** start EXERCISE INPUTS **

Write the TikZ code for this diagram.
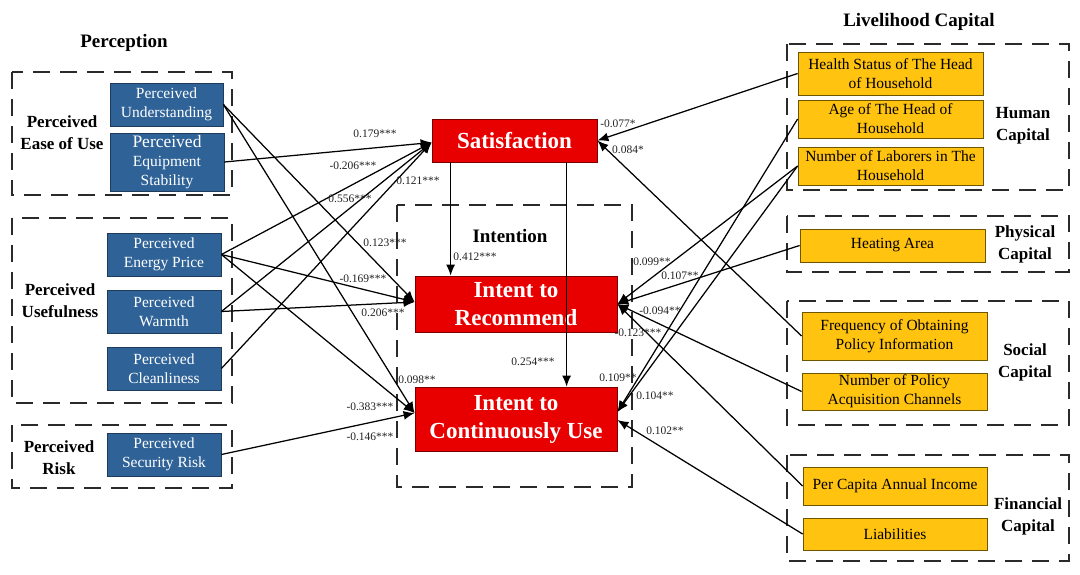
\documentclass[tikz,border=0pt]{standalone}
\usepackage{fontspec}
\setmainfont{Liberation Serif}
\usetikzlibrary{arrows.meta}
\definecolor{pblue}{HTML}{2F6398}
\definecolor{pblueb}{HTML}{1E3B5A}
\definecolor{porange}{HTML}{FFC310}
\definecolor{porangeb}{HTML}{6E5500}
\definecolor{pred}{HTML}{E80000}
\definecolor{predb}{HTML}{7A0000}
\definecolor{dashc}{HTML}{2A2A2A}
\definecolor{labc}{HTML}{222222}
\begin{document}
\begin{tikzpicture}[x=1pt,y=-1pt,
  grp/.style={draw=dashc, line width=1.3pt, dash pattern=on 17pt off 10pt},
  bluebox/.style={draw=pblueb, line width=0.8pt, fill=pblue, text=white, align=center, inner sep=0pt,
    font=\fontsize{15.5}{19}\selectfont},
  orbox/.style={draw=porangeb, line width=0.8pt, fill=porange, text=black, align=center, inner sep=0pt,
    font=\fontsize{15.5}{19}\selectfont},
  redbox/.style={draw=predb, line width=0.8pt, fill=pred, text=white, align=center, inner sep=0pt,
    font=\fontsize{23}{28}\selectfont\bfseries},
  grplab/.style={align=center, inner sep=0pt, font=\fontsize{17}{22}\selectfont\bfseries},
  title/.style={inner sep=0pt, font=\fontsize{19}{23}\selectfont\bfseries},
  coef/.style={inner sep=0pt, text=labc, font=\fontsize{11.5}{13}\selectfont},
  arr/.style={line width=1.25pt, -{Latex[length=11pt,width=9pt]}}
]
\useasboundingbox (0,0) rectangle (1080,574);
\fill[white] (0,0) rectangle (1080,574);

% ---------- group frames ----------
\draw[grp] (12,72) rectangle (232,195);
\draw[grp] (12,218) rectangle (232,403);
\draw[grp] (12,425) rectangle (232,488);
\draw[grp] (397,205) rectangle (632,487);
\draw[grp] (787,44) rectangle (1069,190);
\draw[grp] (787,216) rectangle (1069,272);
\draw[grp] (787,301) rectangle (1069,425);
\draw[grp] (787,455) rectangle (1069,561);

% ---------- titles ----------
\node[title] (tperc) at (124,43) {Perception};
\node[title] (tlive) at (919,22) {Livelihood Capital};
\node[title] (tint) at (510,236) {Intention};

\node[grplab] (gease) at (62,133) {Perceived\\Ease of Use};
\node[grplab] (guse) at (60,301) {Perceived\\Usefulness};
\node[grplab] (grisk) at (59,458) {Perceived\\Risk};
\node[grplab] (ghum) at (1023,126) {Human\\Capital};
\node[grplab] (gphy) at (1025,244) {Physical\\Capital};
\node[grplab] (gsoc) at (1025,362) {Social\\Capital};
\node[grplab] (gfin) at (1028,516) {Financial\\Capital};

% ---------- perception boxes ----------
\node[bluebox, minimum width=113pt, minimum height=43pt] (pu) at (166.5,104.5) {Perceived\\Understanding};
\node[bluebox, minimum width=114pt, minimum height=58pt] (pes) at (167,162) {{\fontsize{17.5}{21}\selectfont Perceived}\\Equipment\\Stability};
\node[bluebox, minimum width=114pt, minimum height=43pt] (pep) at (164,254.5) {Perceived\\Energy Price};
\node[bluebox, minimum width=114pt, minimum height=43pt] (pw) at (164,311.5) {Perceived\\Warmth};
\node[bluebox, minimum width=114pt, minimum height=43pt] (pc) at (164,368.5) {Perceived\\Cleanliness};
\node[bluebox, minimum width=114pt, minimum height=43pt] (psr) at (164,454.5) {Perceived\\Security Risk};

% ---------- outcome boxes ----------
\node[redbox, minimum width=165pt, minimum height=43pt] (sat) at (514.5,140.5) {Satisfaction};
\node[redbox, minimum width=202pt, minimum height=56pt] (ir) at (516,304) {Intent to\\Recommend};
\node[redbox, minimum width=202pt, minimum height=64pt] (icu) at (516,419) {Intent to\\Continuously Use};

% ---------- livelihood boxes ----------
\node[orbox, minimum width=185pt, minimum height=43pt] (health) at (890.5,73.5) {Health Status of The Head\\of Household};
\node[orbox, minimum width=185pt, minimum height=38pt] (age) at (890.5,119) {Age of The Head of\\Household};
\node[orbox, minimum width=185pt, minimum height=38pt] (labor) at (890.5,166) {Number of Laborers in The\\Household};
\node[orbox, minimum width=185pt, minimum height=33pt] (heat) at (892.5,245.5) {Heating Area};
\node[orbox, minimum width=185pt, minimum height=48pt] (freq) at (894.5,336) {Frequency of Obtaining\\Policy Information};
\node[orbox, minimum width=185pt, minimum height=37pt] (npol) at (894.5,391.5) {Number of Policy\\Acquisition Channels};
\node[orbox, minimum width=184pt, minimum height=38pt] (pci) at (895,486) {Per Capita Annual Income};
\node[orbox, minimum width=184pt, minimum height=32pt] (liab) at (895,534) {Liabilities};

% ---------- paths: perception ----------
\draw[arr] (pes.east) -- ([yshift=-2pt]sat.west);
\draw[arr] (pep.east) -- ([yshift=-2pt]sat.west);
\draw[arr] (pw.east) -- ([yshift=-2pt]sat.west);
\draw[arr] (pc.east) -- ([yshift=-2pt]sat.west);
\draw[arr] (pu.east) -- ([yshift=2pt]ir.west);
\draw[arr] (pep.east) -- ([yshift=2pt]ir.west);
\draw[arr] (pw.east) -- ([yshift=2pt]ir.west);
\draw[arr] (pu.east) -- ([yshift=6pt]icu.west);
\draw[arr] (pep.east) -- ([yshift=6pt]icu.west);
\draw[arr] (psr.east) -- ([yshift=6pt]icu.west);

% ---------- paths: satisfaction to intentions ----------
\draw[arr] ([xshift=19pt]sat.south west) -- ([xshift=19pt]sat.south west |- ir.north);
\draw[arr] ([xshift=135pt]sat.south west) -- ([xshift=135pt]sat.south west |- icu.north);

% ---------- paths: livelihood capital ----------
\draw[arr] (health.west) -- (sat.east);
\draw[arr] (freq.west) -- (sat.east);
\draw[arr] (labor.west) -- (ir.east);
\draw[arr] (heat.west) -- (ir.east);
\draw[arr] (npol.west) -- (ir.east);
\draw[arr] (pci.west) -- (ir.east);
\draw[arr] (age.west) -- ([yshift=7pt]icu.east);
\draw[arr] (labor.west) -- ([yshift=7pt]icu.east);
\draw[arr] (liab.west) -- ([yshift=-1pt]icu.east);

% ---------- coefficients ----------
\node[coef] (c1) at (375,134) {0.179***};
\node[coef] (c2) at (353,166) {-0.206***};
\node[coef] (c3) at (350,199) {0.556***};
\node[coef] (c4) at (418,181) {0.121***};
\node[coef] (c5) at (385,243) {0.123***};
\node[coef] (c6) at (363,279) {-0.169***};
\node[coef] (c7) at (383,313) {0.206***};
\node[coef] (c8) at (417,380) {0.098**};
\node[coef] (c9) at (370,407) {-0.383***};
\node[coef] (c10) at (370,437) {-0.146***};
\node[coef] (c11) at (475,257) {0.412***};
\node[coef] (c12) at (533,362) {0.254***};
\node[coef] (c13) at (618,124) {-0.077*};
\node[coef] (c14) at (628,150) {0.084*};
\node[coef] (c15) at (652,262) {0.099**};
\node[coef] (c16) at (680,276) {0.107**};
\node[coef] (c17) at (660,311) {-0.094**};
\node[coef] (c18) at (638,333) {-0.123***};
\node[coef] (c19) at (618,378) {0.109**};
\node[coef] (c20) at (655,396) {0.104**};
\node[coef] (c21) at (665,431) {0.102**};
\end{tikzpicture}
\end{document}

** end EXERCISE INPUTS **
** start EXERCISE INPUTS **

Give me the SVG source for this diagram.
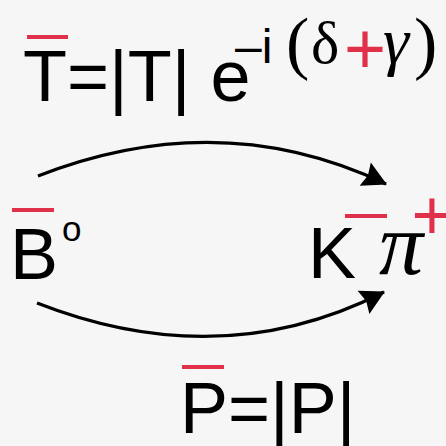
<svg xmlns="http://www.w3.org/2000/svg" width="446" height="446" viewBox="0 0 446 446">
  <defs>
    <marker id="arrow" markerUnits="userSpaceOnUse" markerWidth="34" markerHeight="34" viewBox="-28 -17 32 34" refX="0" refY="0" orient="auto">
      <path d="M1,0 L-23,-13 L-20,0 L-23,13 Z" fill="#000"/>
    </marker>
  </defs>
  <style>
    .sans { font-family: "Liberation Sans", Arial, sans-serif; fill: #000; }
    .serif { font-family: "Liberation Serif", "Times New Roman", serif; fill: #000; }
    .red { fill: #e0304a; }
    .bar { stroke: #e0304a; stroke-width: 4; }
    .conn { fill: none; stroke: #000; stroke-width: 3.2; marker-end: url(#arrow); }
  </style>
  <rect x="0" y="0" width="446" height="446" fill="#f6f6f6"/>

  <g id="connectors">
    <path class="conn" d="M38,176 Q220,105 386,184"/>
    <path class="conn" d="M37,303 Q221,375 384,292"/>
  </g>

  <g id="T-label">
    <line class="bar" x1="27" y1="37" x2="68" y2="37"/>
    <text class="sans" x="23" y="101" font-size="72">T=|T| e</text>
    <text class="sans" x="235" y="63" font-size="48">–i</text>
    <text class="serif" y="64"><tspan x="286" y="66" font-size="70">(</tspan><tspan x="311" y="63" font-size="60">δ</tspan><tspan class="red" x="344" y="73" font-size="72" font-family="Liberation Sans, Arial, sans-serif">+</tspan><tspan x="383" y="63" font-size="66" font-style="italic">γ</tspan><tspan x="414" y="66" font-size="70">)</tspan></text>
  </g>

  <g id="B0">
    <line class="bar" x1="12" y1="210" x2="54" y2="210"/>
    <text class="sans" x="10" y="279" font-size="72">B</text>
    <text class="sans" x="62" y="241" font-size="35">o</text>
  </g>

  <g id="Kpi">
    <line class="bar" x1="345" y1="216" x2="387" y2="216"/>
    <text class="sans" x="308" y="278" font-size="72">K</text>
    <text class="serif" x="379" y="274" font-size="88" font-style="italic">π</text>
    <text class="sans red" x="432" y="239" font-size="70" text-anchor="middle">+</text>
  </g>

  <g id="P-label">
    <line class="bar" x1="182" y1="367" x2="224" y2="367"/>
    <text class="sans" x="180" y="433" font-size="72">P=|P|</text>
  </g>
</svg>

** end EXERCISE INPUTS **

§ WHAT YOU NEED TO DO: Print everything from the line with "Write the TikZ code for this diagram." down to the line with "(787,455) rectangle (1069,561);", both included, exactly as written and without the pictures.

§ EXPECTED OUTPUT:
Write the TikZ code for this diagram.
\documentclass[tikz,border=0pt]{standalone}
\usepackage{fontspec}
\setmainfont{Liberation Serif}
\usetikzlibrary{arrows.meta}
\definecolor{pblue}{HTML}{2F6398}
\definecolor{pblueb}{HTML}{1E3B5A}
\definecolor{porange}{HTML}{FFC310}
\definecolor{porangeb}{HTML}{6E5500}
\definecolor{pred}{HTML}{E80000}
\definecolor{predb}{HTML}{7A0000}
\definecolor{dashc}{HTML}{2A2A2A}
\definecolor{labc}{HTML}{222222}
\begin{document}
\begin{tikzpicture}[x=1pt,y=-1pt,
  grp/.style={draw=dashc, line width=1.3pt, dash pattern=on 17pt off 10pt},
  bluebox/.style={draw=pblueb, line width=0.8pt, fill=pblue, text=white, align=center, inner sep=0pt,
    font=\fontsize{15.5}{19}\selectfont},
  orbox/.style={draw=porangeb, line width=0.8pt, fill=porange, text=black, align=center, inner sep=0pt,
    font=\fontsize{15.5}{19}\selectfont},
  redbox/.style={draw=predb, line width=0.8pt, fill=pred, text=white, align=center, inner sep=0pt,
    font=\fontsize{23}{28}\selectfont\bfseries},
  grplab/.style={align=center, inner sep=0pt, font=\fontsize{17}{22}\selectfont\bfseries},
  title/.style={inner sep=0pt, font=\fontsize{19}{23}\selectfont\bfseries},
  coef/.style={inner sep=0pt, text=labc, font=\fontsize{11.5}{13}\selectfont},
  arr/.style={line width=1.25pt, -{Latex[length=11pt,width=9pt]}}
]
\useasboundingbox (0,0) rectangle (1080,574);
\fill[white] (0,0) rectangle (1080,574);

% ---------- group frames ----------
\draw[grp] (12,72) rectangle (232,195);
\draw[grp] (12,218) rectangle (232,403);
\draw[grp] (12,425) rectangle (232,488);
\draw[grp] (397,205) rectangle (632,487);
\draw[grp] (787,44) rectangle (1069,190);
\draw[grp] (787,216) rectangle (1069,272);
\draw[grp] (787,301) rectangle (1069,425);
\draw[grp] (787,455) rectangle (1069,561);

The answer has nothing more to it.